*INFORMATION SHOWN:*
◆ ◆ ◆

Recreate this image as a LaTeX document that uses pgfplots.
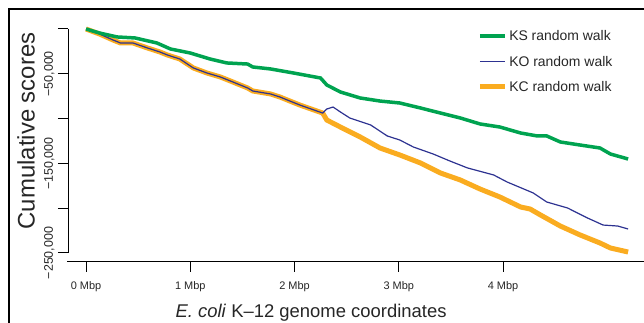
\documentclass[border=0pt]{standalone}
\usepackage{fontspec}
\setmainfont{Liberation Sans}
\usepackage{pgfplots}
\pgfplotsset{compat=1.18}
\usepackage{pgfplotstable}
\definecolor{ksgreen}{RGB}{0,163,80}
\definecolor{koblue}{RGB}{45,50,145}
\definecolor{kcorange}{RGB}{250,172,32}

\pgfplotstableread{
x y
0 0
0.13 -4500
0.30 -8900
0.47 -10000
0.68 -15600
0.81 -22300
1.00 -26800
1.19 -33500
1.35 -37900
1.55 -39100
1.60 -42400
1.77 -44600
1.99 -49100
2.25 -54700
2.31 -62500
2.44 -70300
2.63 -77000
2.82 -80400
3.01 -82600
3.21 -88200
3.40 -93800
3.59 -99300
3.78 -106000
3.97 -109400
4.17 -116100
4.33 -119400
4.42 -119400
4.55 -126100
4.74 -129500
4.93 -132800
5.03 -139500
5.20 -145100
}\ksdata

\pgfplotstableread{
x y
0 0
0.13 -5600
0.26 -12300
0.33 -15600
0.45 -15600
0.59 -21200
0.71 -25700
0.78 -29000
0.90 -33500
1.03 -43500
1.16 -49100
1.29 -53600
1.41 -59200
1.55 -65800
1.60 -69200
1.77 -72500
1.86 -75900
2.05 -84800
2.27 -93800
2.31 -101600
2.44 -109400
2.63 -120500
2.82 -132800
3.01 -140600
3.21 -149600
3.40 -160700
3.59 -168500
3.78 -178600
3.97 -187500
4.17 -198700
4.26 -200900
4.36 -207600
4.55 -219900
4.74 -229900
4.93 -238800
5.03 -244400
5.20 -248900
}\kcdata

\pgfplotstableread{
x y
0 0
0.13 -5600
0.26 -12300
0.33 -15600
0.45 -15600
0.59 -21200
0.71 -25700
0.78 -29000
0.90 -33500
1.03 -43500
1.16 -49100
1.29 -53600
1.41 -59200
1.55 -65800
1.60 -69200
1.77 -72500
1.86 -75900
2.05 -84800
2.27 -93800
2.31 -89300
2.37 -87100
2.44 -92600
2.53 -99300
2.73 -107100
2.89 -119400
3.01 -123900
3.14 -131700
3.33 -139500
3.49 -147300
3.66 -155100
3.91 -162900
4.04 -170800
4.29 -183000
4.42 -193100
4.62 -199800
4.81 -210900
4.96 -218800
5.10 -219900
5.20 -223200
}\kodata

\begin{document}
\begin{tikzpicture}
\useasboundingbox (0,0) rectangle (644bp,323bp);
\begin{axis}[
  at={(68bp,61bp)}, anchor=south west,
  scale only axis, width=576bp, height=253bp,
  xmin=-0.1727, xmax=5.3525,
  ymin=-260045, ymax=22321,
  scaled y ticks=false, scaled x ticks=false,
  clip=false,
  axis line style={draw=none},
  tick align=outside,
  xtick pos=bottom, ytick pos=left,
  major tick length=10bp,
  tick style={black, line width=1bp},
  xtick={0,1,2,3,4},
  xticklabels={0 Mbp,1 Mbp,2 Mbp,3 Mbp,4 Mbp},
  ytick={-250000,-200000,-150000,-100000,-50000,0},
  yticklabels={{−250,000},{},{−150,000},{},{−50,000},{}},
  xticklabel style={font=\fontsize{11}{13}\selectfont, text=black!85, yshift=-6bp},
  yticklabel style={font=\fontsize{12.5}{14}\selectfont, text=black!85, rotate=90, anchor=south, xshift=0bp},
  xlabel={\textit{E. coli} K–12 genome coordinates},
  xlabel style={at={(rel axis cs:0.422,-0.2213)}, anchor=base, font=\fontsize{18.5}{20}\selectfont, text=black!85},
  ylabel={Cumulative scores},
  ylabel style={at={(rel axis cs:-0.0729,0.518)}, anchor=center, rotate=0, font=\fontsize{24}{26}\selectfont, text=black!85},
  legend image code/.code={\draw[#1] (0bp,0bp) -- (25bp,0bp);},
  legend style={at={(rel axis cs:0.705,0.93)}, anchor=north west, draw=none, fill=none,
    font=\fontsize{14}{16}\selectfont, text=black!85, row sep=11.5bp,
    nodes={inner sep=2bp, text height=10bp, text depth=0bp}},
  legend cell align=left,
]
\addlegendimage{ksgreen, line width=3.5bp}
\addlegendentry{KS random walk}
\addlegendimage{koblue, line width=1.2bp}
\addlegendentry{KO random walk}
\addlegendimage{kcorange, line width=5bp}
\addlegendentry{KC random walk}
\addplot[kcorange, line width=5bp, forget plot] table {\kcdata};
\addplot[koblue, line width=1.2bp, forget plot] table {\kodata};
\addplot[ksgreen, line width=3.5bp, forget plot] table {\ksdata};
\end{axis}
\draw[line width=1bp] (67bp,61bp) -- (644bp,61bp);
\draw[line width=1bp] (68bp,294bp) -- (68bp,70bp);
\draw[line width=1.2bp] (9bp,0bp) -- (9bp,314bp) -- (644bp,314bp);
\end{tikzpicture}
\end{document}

◆ ◆ ◆

*STATED PROBLEM:* Leave the pictures out and output the rest of the listing exactly.

*RESULT:*
Recreate this image as a LaTeX document that uses pgfplots.
\documentclass[border=0pt]{standalone}
\usepackage{fontspec}
\setmainfont{Liberation Sans}
\usepackage{pgfplots}
\pgfplotsset{compat=1.18}
\usepackage{pgfplotstable}
\definecolor{ksgreen}{RGB}{0,163,80}
\definecolor{koblue}{RGB}{45,50,145}
\definecolor{kcorange}{RGB}{250,172,32}

\pgfplotstableread{
x y
0 0
0.13 -4500
0.30 -8900
0.47 -10000
0.68 -15600
0.81 -22300
1.00 -26800
1.19 -33500
1.35 -37900
1.55 -39100
1.60 -42400
1.77 -44600
1.99 -49100
2.25 -54700
2.31 -62500
2.44 -70300
2.63 -77000
2.82 -80400
3.01 -82600
3.21 -88200
3.40 -93800
3.59 -99300
3.78 -106000
3.97 -109400
4.17 -116100
4.33 -119400
4.42 -119400
4.55 -126100
4.74 -129500
4.93 -132800
5.03 -139500
5.20 -145100
}\ksdata

\pgfplotstableread{
x y
0 0
0.13 -5600
0.26 -12300
0.33 -15600
0.45 -15600
0.59 -21200
0.71 -25700
0.78 -29000
0.90 -33500
1.03 -43500
1.16 -49100
1.29 -53600
1.41 -59200
1.55 -65800
1.60 -69200
1.77 -72500
1.86 -75900
2.05 -84800
2.27 -93800
2.31 -101600
2.44 -109400
2.63 -120500
2.82 -132800
3.01 -140600
3.21 -149600
3.40 -160700
3.59 -168500
3.78 -178600
3.97 -187500
4.17 -198700
4.26 -200900
4.36 -207600
4.55 -219900
4.74 -229900
4.93 -238800
5.03 -244400
5.20 -248900
}\kcdata

\pgfplotstableread{
x y
0 0
0.13 -5600
0.26 -12300
0.33 -15600
0.45 -15600
0.59 -21200
0.71 -25700
0.78 -29000
0.90 -33500
1.03 -43500
1.16 -49100
1.29 -53600
1.41 -59200
1.55 -65800
1.60 -69200
1.77 -72500
1.86 -75900
2.05 -84800
2.27 -93800
2.31 -89300
2.37 -87100
2.44 -92600
2.53 -99300
2.73 -107100
2.89 -119400
3.01 -123900
3.14 -131700
3.33 -139500
3.49 -147300
3.66 -155100
3.91 -162900
4.04 -170800
4.29 -183000
4.42 -193100
4.62 -199800
4.81 -210900
4.96 -218800
5.10 -219900
5.20 -223200
}\kodata

\begin{document}
\begin{tikzpicture}
\useasboundingbox (0,0) rectangle (644bp,323bp);
\begin{axis}[
  at={(68bp,61bp)}, anchor=south west,
  scale only axis, width=576bp, height=253bp,
  xmin=-0.1727, xmax=5.3525,
  ymin=-260045, ymax=22321,
  scaled y ticks=false, scaled x ticks=false,
  clip=false,
  axis line style={draw=none},
  tick align=outside,
  xtick pos=bottom, ytick pos=left,
  major tick length=10bp,
  tick style={black, line width=1bp},
  xtick={0,1,2,3,4},
  xticklabels={0 Mbp,1 Mbp,2 Mbp,3 Mbp,4 Mbp},
  ytick={-250000,-200000,-150000,-100000,-50000,0},
  yticklabels={{−250,000},{},{−150,000},{},{−50,000},{}},
  xticklabel style={font=\fontsize{11}{13}\selectfont, text=black!85, yshift=-6bp},
  yticklabel style={font=\fontsize{12.5}{14}\selectfont, text=black!85, rotate=90, anchor=south, xshift=0bp},
  xlabel={\textit{E. coli} K–12 genome coordinates},
  xlabel style={at={(rel axis cs:0.422,-0.2213)}, anchor=base, font=\fontsize{18.5}{20}\selectfont, text=black!85},
  ylabel={Cumulative scores},
  ylabel style={at={(rel axis cs:-0.0729,0.518)}, anchor=center, rotate=0, font=\fontsize{24}{26}\selectfont, text=black!85},
  legend image code/.code={\draw[#1] (0bp,0bp) -- (25bp,0bp);},
  legend style={at={(rel axis cs:0.705,0.93)}, anchor=north west, draw=none, fill=none,
    font=\fontsize{14}{16}\selectfont, text=black!85, row sep=11.5bp,
    nodes={inner sep=2bp, text height=10bp, text depth=0bp}},
  legend cell align=left,
]
\addlegendimage{ksgreen, line width=3.5bp}
\addlegendentry{KS random walk}
\addlegendimage{koblue, line width=1.2bp}
\addlegendentry{KO random walk}
\addlegendimage{kcorange, line width=5bp}
\addlegendentry{KC random walk}
\addplot[kcorange, line width=5bp, forget plot] table {\kcdata};
\addplot[koblue, line width=1.2bp, forget plot] table {\kodata};
\addplot[ksgreen, line width=3.5bp, forget plot] table {\ksdata};
\end{axis}
\draw[line width=1bp] (67bp,61bp) -- (644bp,61bp);
\draw[line width=1bp] (68bp,294bp) -- (68bp,70bp);
\draw[line width=1.2bp] (9bp,0bp) -- (9bp,314bp) -- (644bp,314bp);
\end{tikzpicture}
\end{document}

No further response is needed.